Asesinar al traductor
Por Mariano Antolín Rato (en el Trujamán de CVC)
Entre los traductores de organismos internacionales circulaba una historia hace años que nunca he llegado a saber si en realidad no era más que una leyenda urbana —vía Internet me entero de que la expresión «leyenda urbana», usada con bastante frecuencia en los últimos tiempos, la acuñó en 1968 un folclorista, definiéndola como historia moderna «que nunca ha sucedido, contada como si fuera cierta»—. Cierto o no, lo que se comentaba en despachos, pasillos y cafeterías donde se reunían esos funcionarios con contratos temporales, consistía en que un conflicto diplomático entre España y Marruecos se debía a un error de traducción. Al parecer, a la hora de hacer la versión de un documento que estipulaba los límites de las aguas territoriales de los dos países, su traductor al español consideró las millas como náuticas, mientras que el encargado de ponerlo en árabe las tomó por internacionales; o viceversa. Había, pues, una diferencia de dos centenares de metros y pico, y los negociadores de ambos países, de acuerdo con los textos que tenían delante, defendían posturas distintas que ellos creían las justas.
También sé de casos en que una cuestión referida a la traducción influyó en el veredicto de un jurado. Al menos eso cuenta Janet Malcolm en uno de sus siempre brillantes trabajos. Durante un juicio por asesinato en el que la acusada era rusa, quien se ocupó de traducir sus declaraciones al juez, pues la vista se celebraba en Nueva York, cometió un error. Convirtió una expresión de la mujer que decía: «¿Te vas a apear?», en un equívoco: «¿Vas a hacerme feliz?», dirigido a su supuesto amante y cómplice. La explicación de la pifia, para mí que desconozco el ruso, queda bien expuesta por Malcolm, y constituyó, según todos los indicios, uno de los motivos de la sentencia, que fue la de culpable.
Sin embargo, es en la traducción literaria donde encuentro el caso que creo justifica el título que he puesto y que a los que nos dedicamos a ella no puede dejar de ponernos los pelos de punta. Resulta que como consecuencia de una traducción inexacta se produjo el apuñalamiento del traductor de una novela y el asesinato de otro.

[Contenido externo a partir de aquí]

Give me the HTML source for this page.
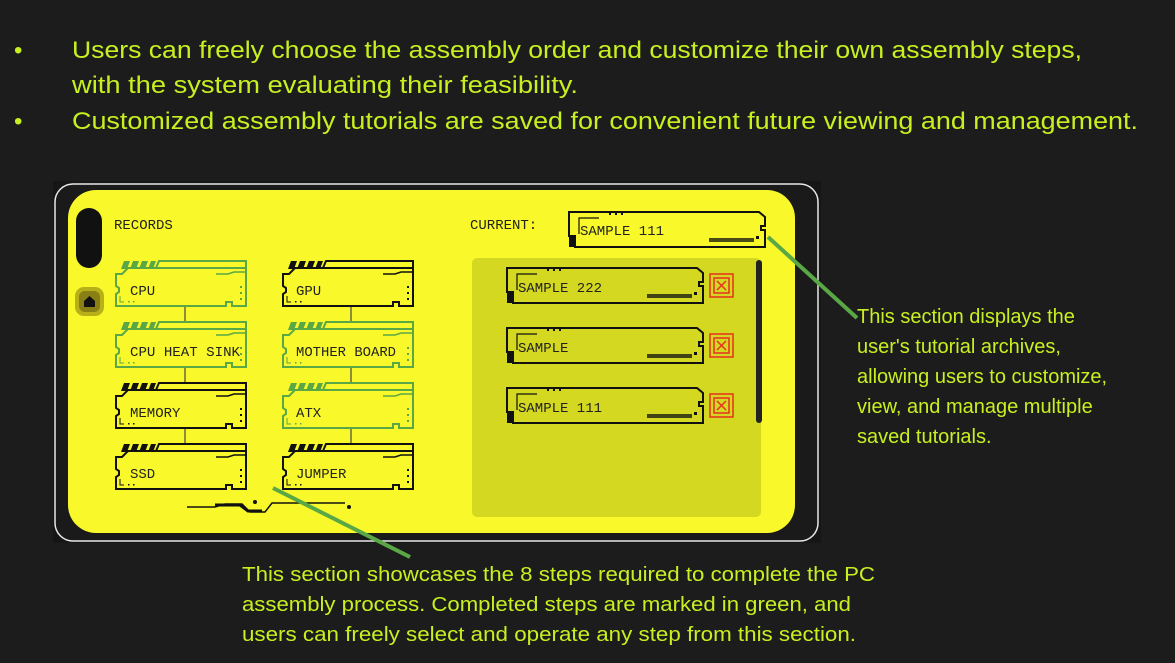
<!DOCTYPE html>
<html><head><meta charset="utf-8"><style>
html,body{margin:0;padding:0;background:#1c1c1c;}
svg{display:block}
.t{font-family:"Liberation Sans","DejaVu Sans",sans-serif;fill:#c8f020;}
.m{font-family:"Liberation Mono","DejaVu Sans Mono",monospace;font-size:14px;}
</style></head><body>
<svg width="1175" height="663" viewBox="0 0 1175 663" xmlns="http://www.w3.org/2000/svg">
<rect width="1175" height="663" fill="#1c1c1c"/>
<g class="t" font-size="24">
<text x="14" y="58">•</text>
<text x="72" y="58" textLength="1010" lengthAdjust="spacingAndGlyphs">Users can freely choose the assembly order and customize their own assembly steps,</text>
<text x="72" y="93" textLength="506" lengthAdjust="spacingAndGlyphs">with the system evaluating their feasibility.</text>
<text x="14" y="129">•</text>
<text x="72" y="129" textLength="1066" lengthAdjust="spacingAndGlyphs">Customized assembly tutorials are saved for convenient future viewing and management.</text>
</g>
<rect x="53" y="181" width="768" height="362" fill="#161616"/>
<rect x="55" y="184" width="763" height="357" rx="18" fill="#1a1a1a" stroke="#e8e8e8" stroke-width="1.5"/>
<rect x="68" y="190" width="727" height="343" rx="28" fill="#f8f82a"/>
<rect x="76" y="208" width="26" height="60" rx="13" fill="#111"/>
<rect x="75" y="287" width="29" height="29" rx="9" fill="#b8b018"/>
<rect x="79" y="291" width="21" height="21" rx="6" fill="#888014"/>
<path d="M84 307v-6l5.5-5 5.5 5v6z" fill="#111"/>
<text x="114" y="229" class="m" fill="#222">RECORDS</text>
<defs>
<g id="card">
<path d="M0 12 H6 L12 6 H130 V44 H116 V40 H110 V44 H0 V32 L3 30 V26 L0 24 Z" fill="none" stroke-width="2"/>
<path d="M40 6 L43 -1 H130 V6" fill="none" stroke-width="2"/>
<path d="M100 12 H112 L118 10 H130" fill="none" stroke-width="1.5"/>
<path d="M5 7 L8 -1 H14 L11 7Z M14 7 L17 -1 H23 L20 7Z M23 7 L26 -1 H32 L29 7Z M32 7 L35 -1 H40 L37 7Z" stroke="none"/>
<path d="M4 34 V40 H8" fill="none" stroke-width="1"/>
<rect x="12" y="39" width="1.5" height="1.5" stroke="none"/><rect x="17" y="39" width="1.5" height="1.5" stroke="none"/>
<rect x="124" y="24" width="2" height="2" stroke="none"/><rect x="124" y="30" width="2" height="2" stroke="none"/><rect x="124" y="36" width="2" height="2" stroke="none"/>
</g>
<g id="sc">
<path d="M0 0 H190 L196 5 V14 H192 V18 H196 V35 H6 V24 H0 Z" fill="none" stroke="#111" stroke-width="2"/>
<path d="M10 22 V6 H30" fill="none" stroke="#111" stroke-width="1.2"/>
<rect x="0" y="24" width="6" height="11" fill="#111"/>
<rect x="40" y="1" width="2" height="2" fill="#111"/><rect x="46" y="1" width="2" height="2" fill="#111"/><rect x="52" y="1" width="2" height="2" fill="#111"/>
<rect x="140" y="26" width="45" height="4" fill="#111" opacity=".75"/>
<rect x="187" y="24" width="3" height="3" fill="#111"/>
</g>
</defs>
<g stroke="#5aa845" fill="#5aa845"><use href="#card" x="116" y="262"/><use href="#card" x="116" y="323"/><use href="#card" x="283" y="323"/><use href="#card" x="283" y="384"/></g>
<g stroke="#111" fill="#111"><use href="#card" x="283" y="262"/><use href="#card" x="116" y="384"/><use href="#card" x="116" y="445"/><use href="#card" x="283" y="445"/></g>
<g class="m" fill="#222">
<text x="130" y="295">CPU</text><text x="296" y="295">GPU</text>
<text x="130" y="356" textLength="110" lengthAdjust="spacingAndGlyphs">CPU HEAT SINK</text><text x="296" y="356" textLength="100" lengthAdjust="spacingAndGlyphs">MOTHER BOARD</text>
<text x="130" y="417">MEMORY</text><text x="296" y="417">ATX</text>
<text x="130" y="478">SSD</text><text x="296" y="478">JUMPER</text>
</g>
<g stroke="#444" stroke-width="1.2" fill="none">
<path d="M185 307v14M185 368v14M185 429v14M351 307v14M351 368v14M351 429v14"/>
</g>
<path d="M187 507 H215 L225 504 H242 L250 512 H265 L272 503 H345" fill="none" stroke="#111" stroke-width="1.5"/>
<path d="M215 505 H240 L248 511 H262" fill="none" stroke="#111" stroke-width="3"/>
<circle cx="255" cy="502" r="2" fill="#111"/><circle cx="349" cy="507" r="2" fill="#111"/>
<text x="470" y="229" class="m" fill="#222">CURRENT:</text>
<rect x="472" y="258" width="289" height="259" rx="5" fill="#d4d820"/>
<rect x="756" y="260" width="6" height="163" rx="3" fill="#222"/>
<use href="#sc" x="569" y="212"/>
<text x="580" y="235" class="m" fill="#222" font-size="15">SAMPLE 111</text>
<use href="#sc" x="507" y="268"/><use href="#sc" x="507" y="328"/><use href="#sc" x="507" y="388"/>
<g class="m" fill="#222" font-size="15"><text x="518" y="292">SAMPLE 222</text><text x="518" y="352">SAMPLE</text><text x="518" y="412">SAMPLE 111</text></g>
<g fill="none" stroke="#e83020" stroke-width="1.5">
<rect x="710" y="274" width="23" height="23"/><rect x="714" y="278" width="15" height="15"/><path d="M717 281l9 9M726 281l-9 9"/>
<rect x="710" y="334" width="23" height="23"/><rect x="714" y="338" width="15" height="15"/><path d="M717 341l9 9M726 341l-9 9"/>
<rect x="710" y="394" width="23" height="23"/><rect x="714" y="398" width="15" height="15"/><path d="M717 401l9 9M726 401l-9 9"/>
</g>
<path d="M768 237 L857 318" stroke="#5aa845" stroke-width="4"/>
<path d="M273 488 L410 557" stroke="#5aa845" stroke-width="4"/>
<g class="t" font-size="20">
<text x="857" y="323">This section displays the</text>
<text x="857" y="353">user's tutorial archives,</text>
<text x="857" y="383">allowing users to customize,</text>
<text x="857" y="413">view, and manage multiple</text>
<text x="857" y="443">saved tutorials.</text>
<text x="242" y="581" textLength="633" lengthAdjust="spacingAndGlyphs">This section showcases the 8 steps required to complete the PC</text>
<text x="242" y="611" textLength="609" lengthAdjust="spacingAndGlyphs">assembly process. Completed steps are marked in green, and</text>
<text x="242" y="641" textLength="614" lengthAdjust="spacingAndGlyphs">users can freely select and operate any step from this section.</text>
</g>
</svg>
</body></html>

Se cuenta pocas veces —o al menos, a mí no me había llegado la información— que la fatwa, esto es la condena a muerte de Salman Rushdie en 1988 por haber publicado la novela Versos satánicos, tiene su origen en un descuido de traducción. Eso explica, y de modo convincente, Eliot Weinberger, el traductor al inglés de Octavio Paz, Borges y Huidobro, entre otros, de quien Atalanta, y con versión de Aurelio Major, acaba de publicar un libro de miscelánea de lo más estimulante, Algo elemental —cualquier día me ocuparé de los siempre sugerentes trabajos de Weinberger sobre la traducción; lo merecen, y mucho—.

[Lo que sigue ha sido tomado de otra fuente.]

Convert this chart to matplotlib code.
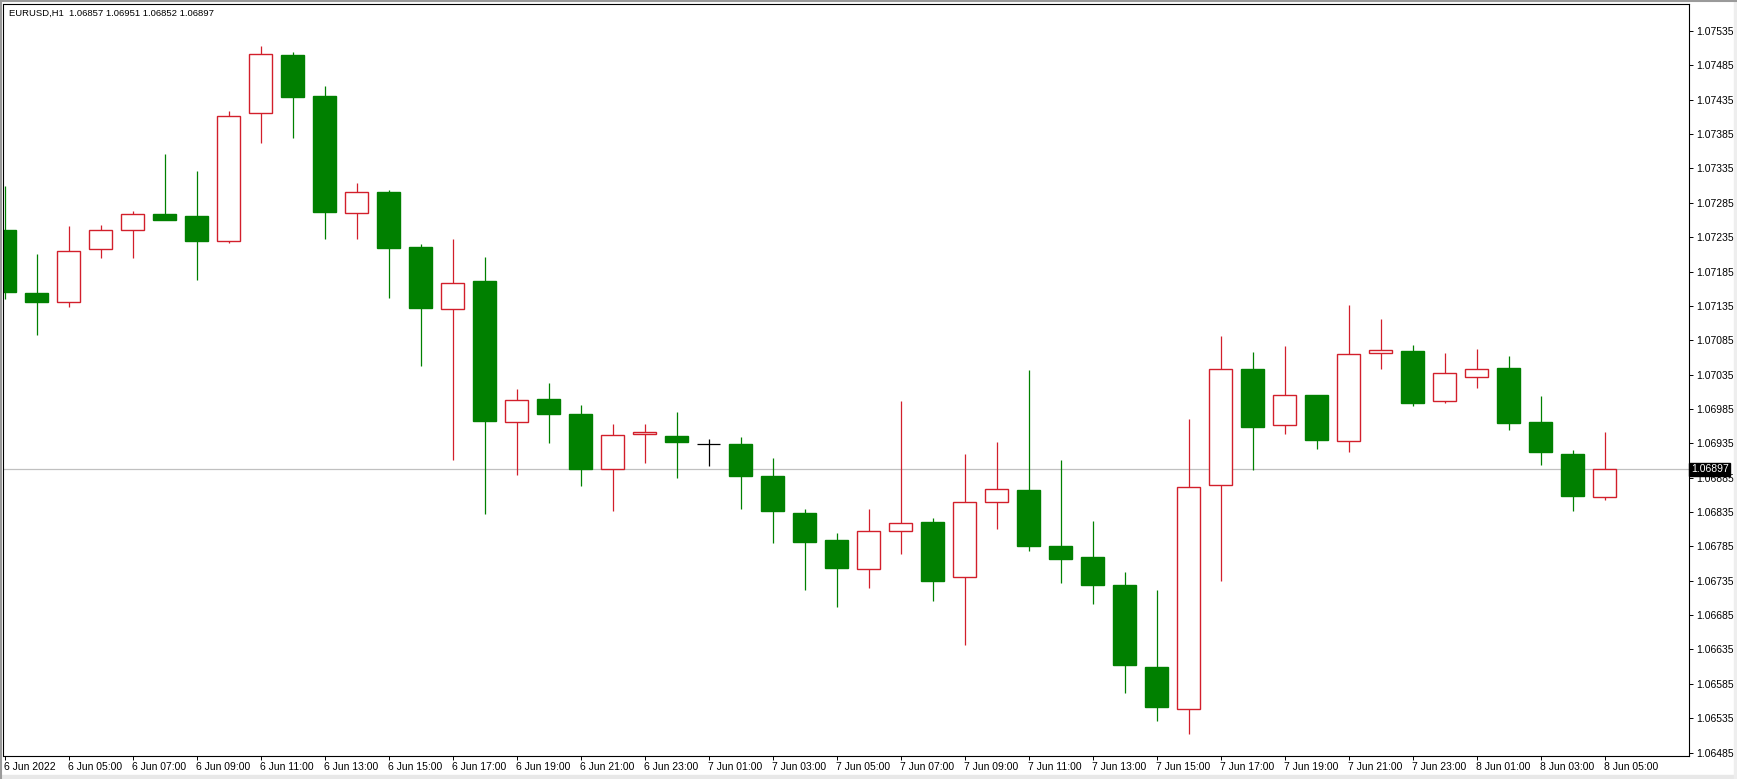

De acuerdo con lo que afirma Weinberger, el título del libro de Rushdie procede de una leyenda de la tradición islámica sobre que la escritura del Corán fue dictada a Mahoma por el propio Alá a través del arcángel Gabriel. Según esa historia, Mahoma, que encontró resistencia en su intento de suprimir a todos los dioses locales de La Meca por uno solo, incluyó unos versos —o quizá mejor sería decir «versículos»— que admitían a tres diosas populares como las hijas simbólicas de Alá. Posteriormente declaró que los versículos se los había dictado Satán por medio de Gabriel, y fueron suprimidos. Los orientalistas británicos del siglo xix los llamaron «versos satánicos», pero en árabe los versos se conocen como gharaniq, «los pájaros». El libro de Rushdie se tradujo al árabe literalmente como Al-Ayat ash-Shataniya. Shataniya significa «Satán», y ayat «los versos del Corán». Como la expresión «versos satánicos» es completamente desconocida en el mundo musulmán —algo que, al parecer, Rushdie no sabía— el título en árabe implicaba una de las más graves blasfemias imaginables: que el Corán había sido compuesto por Satán, algo que para el contenido de libro era irrelevante.
El error, aparte de Rushdie, que todavía sigue bajo amenaza de muerte, lo pagaron unos traductores. El italiano, Ettore Caprioli, que fue apuñalado, aunque sobrevivió. Y el japonés, Hitoshi Igarashi, que murió en el atentado. Ante esas muestras de fanatismo, en España y otros países las versiones fueron firmadas con pseudónimo y los editores temieron por su seguridad personal. Unos temores que aún no habían desaparecido en 2005, cuando Eduardo Chamorro realizó una nueva versión de la novela, firmándola con otro nombre, por si acaso. Lo cuento ahora porque, para nuestra desgracia —y en su recuerdo escribo estas líneas—, Chamorro murió de cáncer hace unos meses.